By Mike Lander on
The term “Natural Disasters” as used in this essay would include floods, hurricanes, tornadoes, earthquakes, blizzards, avalanches and all other acts of nature as they impact upon people. The flood of 1927 was widespread and affected people in many states. The Kansas Flood of 1927 shows a familiar scene that was repeated over a wide area.
Tennessee River Flood illustrates the devastating effect of flood waters on the population in Tennessee during the Great Depression. Moreover, these people also suffered from outbreaks of meningitis, influenza and Yellow Fever during 1936-1937. Cypress Street Viaduct shows the collapse of the freeway during the 1989 World Series in the San Francisco area. It is sometimes called the World Series Earthquake, but more correctly it was known as the Loma Prieta Earthquake.
Hurricanes have the ability to strike inland and cause widespread damage as illustrated by Ansonia Hurricane Damage in Connecticut. Not all hurricanes affect only the coastal areas along the Atlantic Ocean and the Gulf of Mexico.
Tornado Damage shows a young boy walking past a row of destroyed homes in Alexandria, Louisiana in 1957 as the result of an F3 tornado. Tornadoes can and do occur in areas outside of “Tornado Alley” in the Midwest. Pennsylvania and Ohio are also targeted by tornadoes as well as Louisiana.
Perhaps we can say that natural disasters of various magnitudes are more predictable in certain areas of the county than others, but no area is completely safe from risk. The type of disaster may vary forcing people to prepare differently. Preparations for hurricane damage in Florida would seem out of place in San Francisco where the concern is more for earthquakes. Floods can and do occur particularly where there are rivers that overflow either on a regular basis or in the case of extreme storms. Blizzards can happen in the deep South although they may be rare. Tornadoes are not usually suspected in areas removed from “Tornado Alley” yet when they do occur they are sudden and devastating.
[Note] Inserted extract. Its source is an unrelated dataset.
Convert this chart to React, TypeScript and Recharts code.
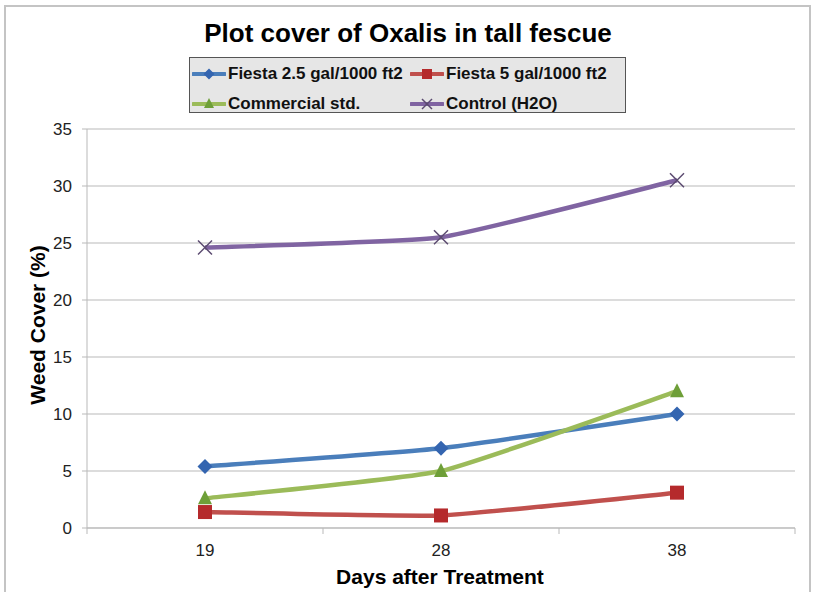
import React from 'react';
import { LineChart, Line, XAxis, YAxis, CartesianGrid } from 'recharts';

const days = ['19', '28', '38'];
const fiesta25 = [5.4, 7.0, 10.0];
const fiesta5 = [1.4, 1.1, 3.1];
const commercial = [2.6, 5.0, 12.0];
const control = [24.6, 25.5, 30.5];
const yTicks = [0, 5, 10, 15, 20, 25, 30, 35];

const data = days.map((d, i) => ({
  day: d,
  fiesta25: fiesta25[i],
  fiesta5: fiesta5[i],
  commercial: commercial[i],
  control: control[i],
}));

const FONT = '"Liberation Sans", Arial, sans-serif';
const GRID = '#b9b9b9';
const BAND = 236; // width of one category band
const SMOOTH = 1 / 14; // excel's smoothing is only a slight rounding at the joints here

type Kind = 'diamond' | 'square' | 'triangle' | 'cross';

const series: { key: string; name: string; stroke: string; fill: string; kind: Kind }[] = [
  { key: 'fiesta25', name: 'Fiesta 2.5 gal/1000 ft2', stroke: '#4a7ebb', fill: '#3465b0', kind: 'diamond' },
  { key: 'fiesta5', name: 'Fiesta 5 gal/1000 ft2', stroke: '#c0504d', fill: '#b52a2c', kind: 'square' },
  { key: 'commercial', name: 'Commercial std.', stroke: '#9bbb59', fill: '#6e9f38', kind: 'triangle' },
  { key: 'control', name: 'Control (H2O)', stroke: '#8064a2', fill: '#5b4a70', kind: 'cross' },
];

// catmull-rom style beziers with a low tension
const softCurve = (ctx: any) => {
  let pts: [number, number][] = [];
  return {
    areaStart() {},
    areaEnd() {},
    lineStart() {
      pts = [];
    },
    point(x: number, y: number) {
      pts.push([+x, +y]);
    },
    lineEnd() {
      if (!pts.length) return;
      ctx.moveTo(pts[0][0], pts[0][1]);
      for (let i = 0; i < pts.length - 1; i++) {
        const p0 = pts[Math.max(i - 1, 0)];
        const p1 = pts[i];
        const p2 = pts[i + 1];
        const p3 = pts[Math.min(i + 2, pts.length - 1)];
        ctx.bezierCurveTo(
          p1[0] + (p2[0] - p0[0]) * SMOOTH,
          p1[1] + (p2[1] - p0[1]) * SMOOTH,
          p2[0] - (p3[0] - p1[0]) * SMOOTH,
          p2[1] - (p3[1] - p1[1]) * SMOOTH,
          p2[0],
          p2[1],
        );
      }
    },
  };
};

function Marker({ cx, cy, kind, fill, s = 7 }: { cx: number; cy: number; kind: Kind; fill: string; s?: number }) {
  if (kind === 'diamond')
    return <polygon points={`${cx},${cy - s - 0.5} ${cx + s + 0.5},${cy} ${cx},${cy + s + 0.5} ${cx - s - 0.5},${cy}`} fill={fill} />;
  if (kind === 'square') return <rect x={cx - s} y={cy - s} width={2 * s} height={2 * s} fill={fill} />;
  if (kind === 'triangle')
    return <polygon points={`${cx},${cy - s - 1} ${cx + s},${cy + s - 1} ${cx - s},${cy + s - 1}`} fill={fill} />;
  return (
    <g stroke={fill} strokeWidth={1.5}>
      <line x1={cx - s} y1={cy - s} x2={cx + s} y2={cy + s} />
      <line x1={cx - s} y1={cy + s} x2={cx + s} y2={cy - s} />
    </g>
  );
}

const XTick = (props: any) => {
  const { x, y, payload, index } = props;
  const top = y - 14;
  return (
    <g>
      <line x1={x - BAND / 2} y1={top} x2={x - BAND / 2} y2={top + 6} stroke={GRID} />
      {index === days.length - 1 && <line x1={x + BAND / 2} y1={top} x2={x + BAND / 2} y2={top + 6} stroke={GRID} />}
      <text x={x} y={y + 14} textAnchor="middle" fontSize={17} fontFamily={FONT} fill="#222">
        {payload.value}
      </text>
    </g>
  );
};

function LegendBox() {
  return (
    <div
      style={{
        position: 'absolute',
        left: 189,
        top: 57,
        width: 435,
        height: 54,
        background: '#e6e6e6',
        border: '1px solid #555',
        fontFamily: FONT,
        fontWeight: 'bold',
        fontSize: 17,
        color: '#111',
      }}
    >
      {series.map((s, i) => (
        <div
          key={s.key}
          style={{
            position: 'absolute',
            left: i % 2 === 0 ? 2 : 220,
            top: i < 2 ? 5 : 35,
            height: 22,
            display: 'flex',
            alignItems: 'center',
            whiteSpace: 'nowrap',
          }}
        >
          <svg width={34} height={16} style={{ marginRight: 2 }}>
            <line x1={1} y1={8} x2={33} y2={8} stroke={s.stroke} strokeWidth={4} strokeLinecap="round" />
            <Marker cx={17} cy={8} kind={s.kind} fill={s.fill} s={5} />
          </svg>
          {s.name}
        </div>
      ))}
    </div>
  );
}

export default function App() {
  return (
    <div style={{ position: 'absolute', left: 0, top: 0, width: 817, height: 592, background: '#fff', overflow: 'hidden' }}>
      <svg width={817} height={592} style={{ position: 'absolute', left: 0, top: 0 }}>
        <polyline points="5,592 5,6 810,6 810,592" fill="none" stroke="#c4c4c4" strokeWidth={2} />
        <text x={408} y={42} textAnchor="middle" fontSize={26} fontWeight="bold" fontFamily={FONT} fill="#000">
          Plot cover of Oxalis in tall fescue
        </text>
        <text x={440} y={584} textAnchor="middle" fontSize={21} fontWeight="bold" fontFamily={FONT} fill="#000">
          Days after Treatment
        </text>
        <text
          x={0}
          y={0}
          transform="translate(45,325) rotate(-90)"
          textAnchor="middle"
          fontSize={21}
          fontWeight="bold"
          fontFamily={FONT}
          fill="#000"
        >
          Weed Cover (%)
        </text>
      </svg>
      <div style={{ position: 'absolute', left: 0, top: 0 }}>
        <LineChart width={817} height={592} data={data} margin={{ top: 129, right: 22, bottom: 34, left: 27 }}>
          <CartesianGrid horizontal vertical={false} stroke={GRID} strokeWidth={1.2} />
          <XAxis
            dataKey="day"
            scale="band"
            height={30}
            stroke={GRID}
            tickLine={false}
            tickSize={6}
            tickMargin={8}
            tick={<XTick />}
            interval={0}
          />
          <YAxis
            domain={[0, 35]}
            ticks={yTicks}
            width={60}
            stroke={GRID}
            tickSize={5}
            tickMargin={10}
            tick={{ fontSize: 17, fontFamily: FONT, fill: '#222' }}
          />
          {series.map((s) => (
            <Line
              key={s.key}
              dataKey={s.key}
              name={s.name}
              type={softCurve as any}
              stroke={s.stroke}
              strokeWidth={4.5}
              isAnimationActive={false}
              dot={(p: any) => <Marker key={`${s.key}-${p.index}`} cx={p.cx} cy={p.cy} kind={s.kind} fill={s.fill} />}
              activeDot={false}
            />
          ))}
        </LineChart>
      </div>
      <LegendBox />
    </div>
  );
}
Some people may attach a religious significance to damage from natural disasters. The earth and the universe for that matter is a violent place. The world’s climate is vastly different from several thousand years ago as we are living through a warming period. It would be a false assumption to believe that it will always remain this way. Change will come. If you take notice an earthquake on one edge of a tectonic plate will often trigger another corresponding, earthquake on the opposite side of that plate. Natural disasters are simply nature’s way of making adjustments to the environment without consideration for humans. It is we that have to deal with what are simply natural events.